◆ **GIVEN DATA**:
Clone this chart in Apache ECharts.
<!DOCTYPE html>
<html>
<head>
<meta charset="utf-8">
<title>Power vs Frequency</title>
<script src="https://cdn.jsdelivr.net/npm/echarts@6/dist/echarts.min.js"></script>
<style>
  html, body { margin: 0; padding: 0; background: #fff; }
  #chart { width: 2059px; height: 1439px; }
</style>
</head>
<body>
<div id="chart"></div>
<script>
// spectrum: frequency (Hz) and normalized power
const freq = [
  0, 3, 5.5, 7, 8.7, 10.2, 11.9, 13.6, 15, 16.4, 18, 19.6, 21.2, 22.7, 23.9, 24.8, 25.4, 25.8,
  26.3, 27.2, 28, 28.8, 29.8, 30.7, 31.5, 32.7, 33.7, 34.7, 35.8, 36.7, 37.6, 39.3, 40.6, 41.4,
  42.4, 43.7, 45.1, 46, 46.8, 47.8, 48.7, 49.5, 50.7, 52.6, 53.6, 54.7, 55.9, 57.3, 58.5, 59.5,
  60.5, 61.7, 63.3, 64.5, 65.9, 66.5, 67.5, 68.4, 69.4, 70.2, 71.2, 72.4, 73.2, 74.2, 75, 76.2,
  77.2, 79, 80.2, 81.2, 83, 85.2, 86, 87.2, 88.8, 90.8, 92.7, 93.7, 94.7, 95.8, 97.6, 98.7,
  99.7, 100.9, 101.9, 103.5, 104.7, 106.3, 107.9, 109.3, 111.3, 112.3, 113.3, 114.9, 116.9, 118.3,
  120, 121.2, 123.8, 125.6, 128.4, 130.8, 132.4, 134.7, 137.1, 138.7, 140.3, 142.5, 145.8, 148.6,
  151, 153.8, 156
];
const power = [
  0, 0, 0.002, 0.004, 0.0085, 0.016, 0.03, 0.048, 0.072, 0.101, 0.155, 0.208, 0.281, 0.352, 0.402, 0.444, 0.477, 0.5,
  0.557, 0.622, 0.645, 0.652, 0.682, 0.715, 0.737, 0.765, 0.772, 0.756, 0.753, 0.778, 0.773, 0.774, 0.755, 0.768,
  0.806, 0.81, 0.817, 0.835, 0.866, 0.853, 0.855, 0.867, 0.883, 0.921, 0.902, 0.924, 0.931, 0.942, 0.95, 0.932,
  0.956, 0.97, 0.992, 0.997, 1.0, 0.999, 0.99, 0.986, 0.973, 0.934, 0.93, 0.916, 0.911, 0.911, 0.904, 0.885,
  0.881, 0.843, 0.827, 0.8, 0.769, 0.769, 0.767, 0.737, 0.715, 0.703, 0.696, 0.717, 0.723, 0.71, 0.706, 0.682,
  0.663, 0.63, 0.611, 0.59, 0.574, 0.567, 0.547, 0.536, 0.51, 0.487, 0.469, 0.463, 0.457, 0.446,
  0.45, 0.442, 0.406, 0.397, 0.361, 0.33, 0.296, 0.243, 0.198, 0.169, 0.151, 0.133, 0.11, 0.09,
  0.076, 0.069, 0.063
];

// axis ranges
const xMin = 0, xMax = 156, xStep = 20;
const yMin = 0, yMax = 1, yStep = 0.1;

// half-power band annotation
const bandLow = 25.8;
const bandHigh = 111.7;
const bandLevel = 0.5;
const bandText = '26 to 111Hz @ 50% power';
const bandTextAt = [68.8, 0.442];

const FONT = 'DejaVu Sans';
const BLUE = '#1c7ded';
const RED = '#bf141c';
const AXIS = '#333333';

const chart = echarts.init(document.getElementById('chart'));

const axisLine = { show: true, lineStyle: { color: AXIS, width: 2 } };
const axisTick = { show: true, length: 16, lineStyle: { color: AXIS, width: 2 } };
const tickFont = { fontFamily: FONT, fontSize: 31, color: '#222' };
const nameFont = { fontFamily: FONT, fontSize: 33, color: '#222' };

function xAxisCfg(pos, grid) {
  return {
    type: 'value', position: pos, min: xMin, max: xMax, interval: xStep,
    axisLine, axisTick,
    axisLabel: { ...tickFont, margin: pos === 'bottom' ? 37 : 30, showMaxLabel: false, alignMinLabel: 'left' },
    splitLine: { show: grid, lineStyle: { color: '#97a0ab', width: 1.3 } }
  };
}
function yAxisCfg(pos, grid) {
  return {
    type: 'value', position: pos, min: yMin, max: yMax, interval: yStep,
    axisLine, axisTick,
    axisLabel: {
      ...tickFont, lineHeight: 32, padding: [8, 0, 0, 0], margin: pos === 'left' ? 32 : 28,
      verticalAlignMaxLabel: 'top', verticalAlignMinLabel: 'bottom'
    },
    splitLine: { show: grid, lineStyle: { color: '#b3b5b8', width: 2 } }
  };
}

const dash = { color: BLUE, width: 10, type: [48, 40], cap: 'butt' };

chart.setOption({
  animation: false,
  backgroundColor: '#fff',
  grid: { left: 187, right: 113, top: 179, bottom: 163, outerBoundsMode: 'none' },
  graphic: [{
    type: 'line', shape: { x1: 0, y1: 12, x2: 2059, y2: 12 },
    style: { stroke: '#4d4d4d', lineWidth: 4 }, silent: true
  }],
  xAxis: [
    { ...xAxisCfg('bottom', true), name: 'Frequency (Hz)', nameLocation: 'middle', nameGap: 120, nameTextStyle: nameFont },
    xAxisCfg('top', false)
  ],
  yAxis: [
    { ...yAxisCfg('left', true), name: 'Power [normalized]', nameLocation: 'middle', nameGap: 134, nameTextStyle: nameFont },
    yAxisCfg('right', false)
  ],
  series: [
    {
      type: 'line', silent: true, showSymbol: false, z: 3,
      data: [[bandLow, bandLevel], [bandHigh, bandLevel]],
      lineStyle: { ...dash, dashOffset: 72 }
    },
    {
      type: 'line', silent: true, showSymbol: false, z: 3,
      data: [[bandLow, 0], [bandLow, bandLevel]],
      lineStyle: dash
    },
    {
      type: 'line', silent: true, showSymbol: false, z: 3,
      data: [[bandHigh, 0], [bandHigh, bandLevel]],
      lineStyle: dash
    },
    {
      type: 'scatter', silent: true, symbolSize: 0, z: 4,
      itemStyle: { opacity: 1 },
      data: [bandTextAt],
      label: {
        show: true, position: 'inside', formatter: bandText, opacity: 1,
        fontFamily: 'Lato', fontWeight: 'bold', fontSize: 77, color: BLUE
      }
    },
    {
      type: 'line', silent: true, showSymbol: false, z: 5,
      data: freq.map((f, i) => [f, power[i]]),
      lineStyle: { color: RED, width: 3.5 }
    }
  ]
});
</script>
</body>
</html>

◆ **TASK DESCRIPTION**:
Output every line above without altering anything.

◆ **TASK SOLUTION**:
Clone this chart in Apache ECharts.
<!DOCTYPE html>
<html>
<head>
<meta charset="utf-8">
<title>Power vs Frequency</title>
<script src="https://cdn.jsdelivr.net/npm/echarts@6/dist/echarts.min.js"></script>
<style>
  html, body { margin: 0; padding: 0; background: #fff; }
  #chart { width: 2059px; height: 1439px; }
</style>
</head>
<body>
<div id="chart"></div>
<script>
// spectrum: frequency (Hz) and normalized power
const freq = [
  0, 3, 5.5, 7, 8.7, 10.2, 11.9, 13.6, 15, 16.4, 18, 19.6, 21.2, 22.7, 23.9, 24.8, 25.4, 25.8,
  26.3, 27.2, 28, 28.8, 29.8, 30.7, 31.5, 32.7, 33.7, 34.7, 35.8, 36.7, 37.6, 39.3, 40.6, 41.4,
  42.4, 43.7, 45.1, 46, 46.8, 47.8, 48.7, 49.5, 50.7, 52.6, 53.6, 54.7, 55.9, 57.3, 58.5, 59.5,
  60.5, 61.7, 63.3, 64.5, 65.9, 66.5, 67.5, 68.4, 69.4, 70.2, 71.2, 72.4, 73.2, 74.2, 75, 76.2,
  77.2, 79, 80.2, 81.2, 83, 85.2, 86, 87.2, 88.8, 90.8, 92.7, 93.7, 94.7, 95.8, 97.6, 98.7,
  99.7, 100.9, 101.9, 103.5, 104.7, 106.3, 107.9, 109.3, 111.3, 112.3, 113.3, 114.9, 116.9, 118.3,
  120, 121.2, 123.8, 125.6, 128.4, 130.8, 132.4, 134.7, 137.1, 138.7, 140.3, 142.5, 145.8, 148.6,
  151, 153.8, 156
];
const power = [
  0, 0, 0.002, 0.004, 0.0085, 0.016, 0.03, 0.048, 0.072, 0.101, 0.155, 0.208, 0.281, 0.352, 0.402, 0.444, 0.477, 0.5,
  0.557, 0.622, 0.645, 0.652, 0.682, 0.715, 0.737, 0.765, 0.772, 0.756, 0.753, 0.778, 0.773, 0.774, 0.755, 0.768,
  0.806, 0.81, 0.817, 0.835, 0.866, 0.853, 0.855, 0.867, 0.883, 0.921, 0.902, 0.924, 0.931, 0.942, 0.95, 0.932,
  0.956, 0.97, 0.992, 0.997, 1.0, 0.999, 0.99, 0.986, 0.973, 0.934, 0.93, 0.916, 0.911, 0.911, 0.904, 0.885,
  0.881, 0.843, 0.827, 0.8, 0.769, 0.769, 0.767, 0.737, 0.715, 0.703, 0.696, 0.717, 0.723, 0.71, 0.706, 0.682,
  0.663, 0.63, 0.611, 0.59, 0.574, 0.567, 0.547, 0.536, 0.51, 0.487, 0.469, 0.463, 0.457, 0.446,
  0.45, 0.442, 0.406, 0.397, 0.361, 0.33, 0.296, 0.243, 0.198, 0.169, 0.151, 0.133, 0.11, 0.09,
  0.076, 0.069, 0.063
];

// axis ranges
const xMin = 0, xMax = 156, xStep = 20;
const yMin = 0, yMax = 1, yStep = 0.1;

// half-power band annotation
const bandLow = 25.8;
const bandHigh = 111.7;
const bandLevel = 0.5;
const bandText = '26 to 111Hz @ 50% power';
const bandTextAt = [68.8, 0.442];

const FONT = 'DejaVu Sans';
const BLUE = '#1c7ded';
const RED = '#bf141c';
const AXIS = '#333333';

const chart = echarts.init(document.getElementById('chart'));

const axisLine = { show: true, lineStyle: { color: AXIS, width: 2 } };
const axisTick = { show: true, length: 16, lineStyle: { color: AXIS, width: 2 } };
const tickFont = { fontFamily: FONT, fontSize: 31, color: '#222' };
const nameFont = { fontFamily: FONT, fontSize: 33, color: '#222' };

function xAxisCfg(pos, grid) {
  return {
    type: 'value', position: pos, min: xMin, max: xMax, interval: xStep,
    axisLine, axisTick,
    axisLabel: { ...tickFont, margin: pos === 'bottom' ? 37 : 30, showMaxLabel: false, alignMinLabel: 'left' },
    splitLine: { show: grid, lineStyle: { color: '#97a0ab', width: 1.3 } }
  };
}
function yAxisCfg(pos, grid) {
  return {
    type: 'value', position: pos, min: yMin, max: yMax, interval: yStep,
    axisLine, axisTick,
    axisLabel: {
      ...tickFont, lineHeight: 32, padding: [8, 0, 0, 0], margin: pos === 'left' ? 32 : 28,
      verticalAlignMaxLabel: 'top', verticalAlignMinLabel: 'bottom'
    },
    splitLine: { show: grid, lineStyle: { color: '#b3b5b8', width: 2 } }
  };
}

const dash = { color: BLUE, width: 10, type: [48, 40], cap: 'butt' };

chart.setOption({
  animation: false,
  backgroundColor: '#fff',
  grid: { left: 187, right: 113, top: 179, bottom: 163, outerBoundsMode: 'none' },
  graphic: [{
    type: 'line', shape: { x1: 0, y1: 12, x2: 2059, y2: 12 },
    style: { stroke: '#4d4d4d', lineWidth: 4 }, silent: true
  }],
  xAxis: [
    { ...xAxisCfg('bottom', true), name: 'Frequency (Hz)', nameLocation: 'middle', nameGap: 120, nameTextStyle: nameFont },
    xAxisCfg('top', false)
  ],
  yAxis: [
    { ...yAxisCfg('left', true), name: 'Power [normalized]', nameLocation: 'middle', nameGap: 134, nameTextStyle: nameFont },
    yAxisCfg('right', false)
  ],
  series: [
    {
      type: 'line', silent: true, showSymbol: false, z: 3,
      data: [[bandLow, bandLevel], [bandHigh, bandLevel]],
      lineStyle: { ...dash, dashOffset: 72 }
    },
    {
      type: 'line', silent: true, showSymbol: false, z: 3,
      data: [[bandLow, 0], [bandLow, bandLevel]],
      lineStyle: dash
    },
    {
      type: 'line', silent: true, showSymbol: false, z: 3,
      data: [[bandHigh, 0], [bandHigh, bandLevel]],
      lineStyle: dash
    },
    {
      type: 'scatter', silent: true, symbolSize: 0, z: 4,
      itemStyle: { opacity: 1 },
      data: [bandTextAt],
      label: {
        show: true, position: 'inside', formatter: bandText, opacity: 1,
        fontFamily: 'Lato', fontWeight: 'bold', fontSize: 77, color: BLUE
      }
    },
    {
      type: 'line', silent: true, showSymbol: false, z: 5,
      data: freq.map((f, i) => [f, power[i]]),
      lineStyle: { color: RED, width: 3.5 }
    }
  ]
});
</script>
</body>
</html>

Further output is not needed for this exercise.